И устроился неплохо, между прочим. Заделался «металлистом», сдатчиком металла то есть, – высшая каста на свалке. Быстро вник, какому шоферу и сколько давать, чтоб сгружал металл на «его» территории. Сбилась своя бригада – не друзья, конечно, тут не дружат; кореша, кенты, напарники. Отстроил себе шалаш не шалаш, а даже можно сказать хибарку, кота завел – продукты проверять – и вообще стал за здоровьем следить, делать зарядку по йоговской системе – по книге, на свалке и найденной.

Соседей приучил к карточным играм: наберется трое – преферанс, четверо – бридж, покер – при любом составе. Игра обычно сопровождалась дегустацией настоек, которых Иван напридумывал множество: «Тайга» на сосновых и еловых иглах, «Макака» на бананах, «Гагры» на мандаринах, «Старая жена» на лимонах, «Новая жена» на апельсинах и так далее. На основе настоек готовились коктейли: «Гарем» – «Старая жена» и «Новая жена» в равной пропорции, «Гарем в тайге» – треть «Гарема» и две трети «Тайги». Спирт для настоек брал не какой-нибудь там технический, а именно что медицинский; остальное – валялось под ногами и требовало обработки зачастую минимальной.

Однажды подобрал подстаканник, выброшенный уже повторно кем-то на свалке, видно, подумали – «шлак», «мельхиорка», а он сразу распознал серебро; продал в антикварную лавку, и денег хватило на еле ползающий, но автомобиль – «жигули-копейку». Кое-как подлатали, в скупку стали ездить сами, ночью по объездной дороге; номера новые сделал Вова Антрацит, прозванный так за почерневшее свое лицо, за такие фокусы он срок и получил когда-то и недавно только освободился.

Такие истории немедленно попадают в золотой фонд свалочных легенд, легенд, придуманных не для развлечения и смеха, а для веры.

Ближе к осени с дальнего участка притащили коробку, полную всяких сувенирных мелочей, безделушек и фотографий. Иван хотел было задвинуть ее под кровать и разобрать позже, но с верхней фотографии, смытой, переклеенной на картон, на него смотрела его, Ивана, бабушка. В параллельной галактике Сидорчук устраивал жизнь, обживался на новом месте.

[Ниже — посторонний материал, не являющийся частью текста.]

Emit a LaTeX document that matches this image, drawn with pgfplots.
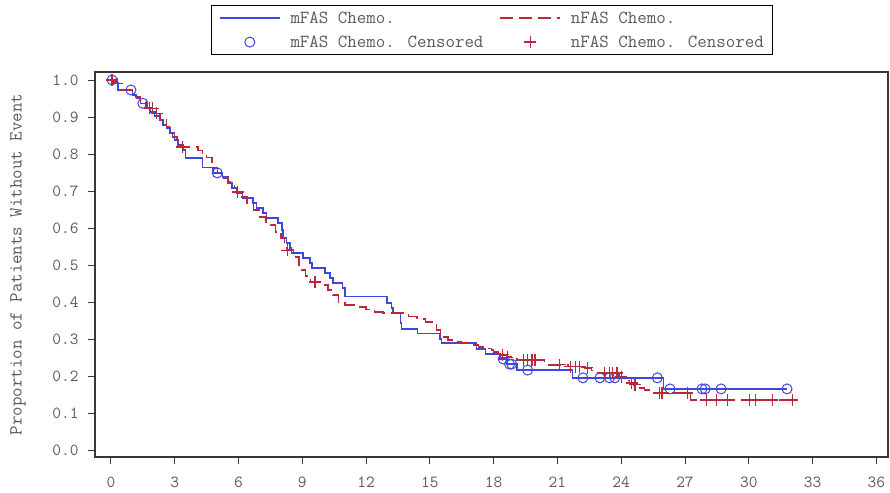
\documentclass[border=0pt]{standalone}
\usepackage{pgfplots}
\pgfplotsset{compat=1.18}
\definecolor{kmblue}{RGB}{62,72,222}
\definecolor{kmred}{RGB}{185,40,60}
\definecolor{txtgray}{RGB}{90,90,90}
\definecolor{framegray}{RGB}{55,55,55}

\begin{document}
\begin{tikzpicture}
\useasboundingbox (-95bp,-36bp) rectangle (795bp,457bp);
\begin{axis}[
    scale only axis,
    width=793bp, height=385bp,
    xmin=-0.75, xmax=36.55,
    ymin=-0.019, ymax=1.0216,
    xtick={0,3,6,9,12,15,18,21,24,27,30,33,36},
    ytick={0,0.1,0.2,0.3,0.4,0.5,0.6,0.7,0.8,0.9,1.0},
    tick align=outside, tick pos=left,
    major tick length=7bp,
    tick style={framegray, line width=0.9bp},
    axis line style={framegray, line width=1.3bp},
    /pgf/number format/assume math mode=true,
    tick label style={font=\ttfamily\fontsize{17}{19}\selectfont, text=txtgray},
    xticklabel style={yshift=-9bp},
    yticklabel style={xshift=-6bp, /pgf/number format/.cd, fixed, fixed zerofill, precision=1},
    ylabel={Proportion of Patients Without Event},
    every axis y label/.style={at={([xshift=-77bp]axis description cs:0,0.5)},
        rotate=90, anchor=center, font=\ttfamily\fontsize{18.5}{20}\selectfont, text=txtgray},
    legend columns=2,
    legend cell align=left,
    legend image code/.code={\draw[mark repeat=2,mark phase=2,#1]
        plot coordinates {(0bp,0bp) (30bp,0bp) (60bp,0bp)};},
    legend style={at={(0.5,1)}, anchor=south, yshift=17bp,
        draw=black, line width=0.8bp,
        font=\ttfamily\fontsize{18.5}{20}\selectfont, text=txtgray,
        inner xsep=8bp, inner ysep=6bp,
        nodes={inner sep=0pt},
        row sep=11bp,
        /tikz/every odd column/.append style={column sep=10bp},
        /tikz/every even column/.append style={column sep=16bp}},
]
% mFAS Chemo. (step curve)
\addplot[const plot, kmblue, line width=1.4bp] coordinates {
(0,1.0) (0.1,0.992) (0.33,0.973) (1.0,0.959) (1.2,0.951) (1.4,0.937)
(1.7,0.924) (1.85,0.913) (2.05,0.903) (2.3,0.892) (2.45,0.878) (2.6,0.870)
(2.77,0.857) (3.0,0.838) (3.15,0.824) (3.38,0.811) (3.5,0.789) (4.3,0.763)
(4.8,0.749) (5.25,0.738) (5.5,0.722) (5.7,0.708) (5.92,0.695) (6.2,0.681)
(6.68,0.668) (6.86,0.654) (7.15,0.641) (7.33,0.627) (7.85,0.614) (8.04,0.595)
(8.09,0.573) (8.27,0.559) (8.42,0.546) (8.5,0.532) (9.03,0.519) (9.36,0.505)
(9.45,0.492) (10.06,0.478) (10.3,0.465) (10.44,0.451) (10.9,0.438) (11.0,0.414)
(12.98,0.397) (13.2,0.384) (13.26,0.370) (13.63,0.343) (13.68,0.327) (14.43,0.314)
(15.47,0.300) (15.56,0.289) (17.2,0.273) (17.63,0.259) (18.3,0.246) (18.6,0.232)
(19.1,0.216) (21.7,0.195) (26.0,0.165) (31.8,0.165)
};
\addlegendentry{mFAS Chemo.}
% nFAS Chemo. (step curve)
\addplot[const plot, kmred, line width=1.4bp, dash pattern=on 13bp off 6bp] coordinates {
(0,1.0) (0.2,0.99) (0.45,0.973) (1.15,0.954) (1.4,0.94) (1.65,0.924)
(2.1,0.91) (2.3,0.892) (2.6,0.873) (2.75,0.86) (2.9,0.846) (3.1,0.832)
(3.25,0.819) (4.1,0.81) (4.3,0.80) (4.5,0.79) (4.75,0.772) (4.85,0.762)
(5.0,0.748) (5.3,0.735) (5.5,0.724) (5.8,0.71) (5.9,0.697) (6.1,0.684)
(6.4,0.668) (6.7,0.649) (7.0,0.63) (7.3,0.616) (7.5,0.608) (7.75,0.589)
(8.0,0.573) (8.15,0.556) (8.25,0.54) (8.6,0.522) (8.85,0.5) (8.95,0.486)
(9.15,0.47) (9.4,0.454) (10.0,0.446) (10.2,0.432) (10.45,0.419) (10.7,0.40)
(11.0,0.392) (11.6,0.386) (12.0,0.38) (12.4,0.373) (12.8,0.37) (13.75,0.366)
(14.0,0.36) (14.4,0.354) (14.8,0.346) (15.1,0.338) (15.3,0.324) (15.5,0.316)
(15.65,0.305) (15.85,0.297) (16.2,0.292) (16.5,0.289) (17.0,0.284) (17.3,0.278)
(17.6,0.274) (17.9,0.27) (18.0,0.265) (18.2,0.257) (18.6,0.251) (18.85,0.247)
(19.1,0.243) (20.4,0.23) (21.5,0.225) (22.3,0.222) (22.6,0.214) (22.9,0.208)
(23.9,0.197) (24.2,0.188) (24.4,0.181) (24.6,0.176) (24.8,0.168) (25.1,0.162)
(25.4,0.154) (27.25,0.135) (32.1,0.135)
};
\addlegendentry{nFAS Chemo.}
% censored marks
\addplot[only marks, mark=o, mark size=5bp, kmblue, line width=1bp] coordinates {
(0.05,1.0) (0.94,0.973) (1.5,0.937) (5.0,0.749) (18.45,0.246) (18.75,0.232)
(18.85,0.232) (19.6,0.216) (22.2,0.195) (23.0,0.195) (23.45,0.195) (23.7,0.195)
(25.7,0.195) (26.3,0.165) (27.8,0.165) (27.95,0.165) (28.7,0.165) (31.8,0.165)
};
\addlegendentry{mFAS Chemo. Censored}
\addplot[only marks, mark=+, mark size=6bp, kmred, line width=1.2bp] coordinates {
(0.05,1.0) (0.3,0.99) (1.83,0.924) (1.97,0.924) (2.15,0.91) (3.35,0.819)
(5.97,0.697) (8.3,0.54) (9.6,0.454) (18.43,0.257) (18.65,0.251) (19.4,0.243)
(19.6,0.243) (19.8,0.243) (19.95,0.243) (21.1,0.23) (21.6,0.225) (21.85,0.225)
(22.05,0.225) (22.4,0.222) (23.2,0.208) (23.46,0.208) (23.6,0.208) (23.8,0.208)
(24.0,0.197) (24.5,0.181) (24.65,0.176) (25.8,0.154) (25.88,0.154) (25.95,0.154)
(27.1,0.154) (28.0,0.135) (28.5,0.135) (29.0,0.135) (30.05,0.135) (30.3,0.135)
(31.1,0.135) (32.05,0.135)
};
\addlegendentry{nFAS Chemo. Censored}
\end{axis}
\end{tikzpicture}
\end{document}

А на свалке, в первые же заморозки, в ночь, умер Вова Антрацит – пьяный, он не дополз до своей землянки десяток метров. Он должен был соседям пару-тройку тысяч, и об этом полагалось бы и забыть, но здесь долги брались и с мертвых. Тело вынесли на трассу, сразу за город, где водители, вырвавшись на простор, прибавляют скорость. Иван занял позицию, стал выглядывать подходящую машину – иномарку с женщиной за рулем. Спустя час ожидания он дал отмашку фонариком. За ближним поворотом двое подельников вынесли тело на дорогу и побежали вперед – остановить машину, если не остановится сама. Ну а дальше все было просто: удар, подпрыгивающая машина, остановка, труп и трое переговорщиков, согласных, что человека все равно не вернуть, и сам виноват, но похоронить надо по-человечески, и решить можно на месте, по-тихому, а если денег мало, то они согласны взять украшениями… Никто не торговался, и три раза повторялось представление, и вполне Вова мог войти в историю как единственный человек, четырежды мертвый за один только день.

Потом пришла беда – пожар на свалке. Сгорели все хибарки, и это – накануне зимы, зимы у Белого моря. Иван вытащил из огня один только табурет и отправился куда глаза глядят. Шел он на юг, потому что отсюда и можно идти только на юг, по трассе М8 «Архангельск – Москва».

Дорога до Левоплосской дорого ему обошлась, многое он видел в пути и многого натерпелся, и вот тогда-то на его лице и застыло этакое выражение, словно его вот-вот хватит кондрашка.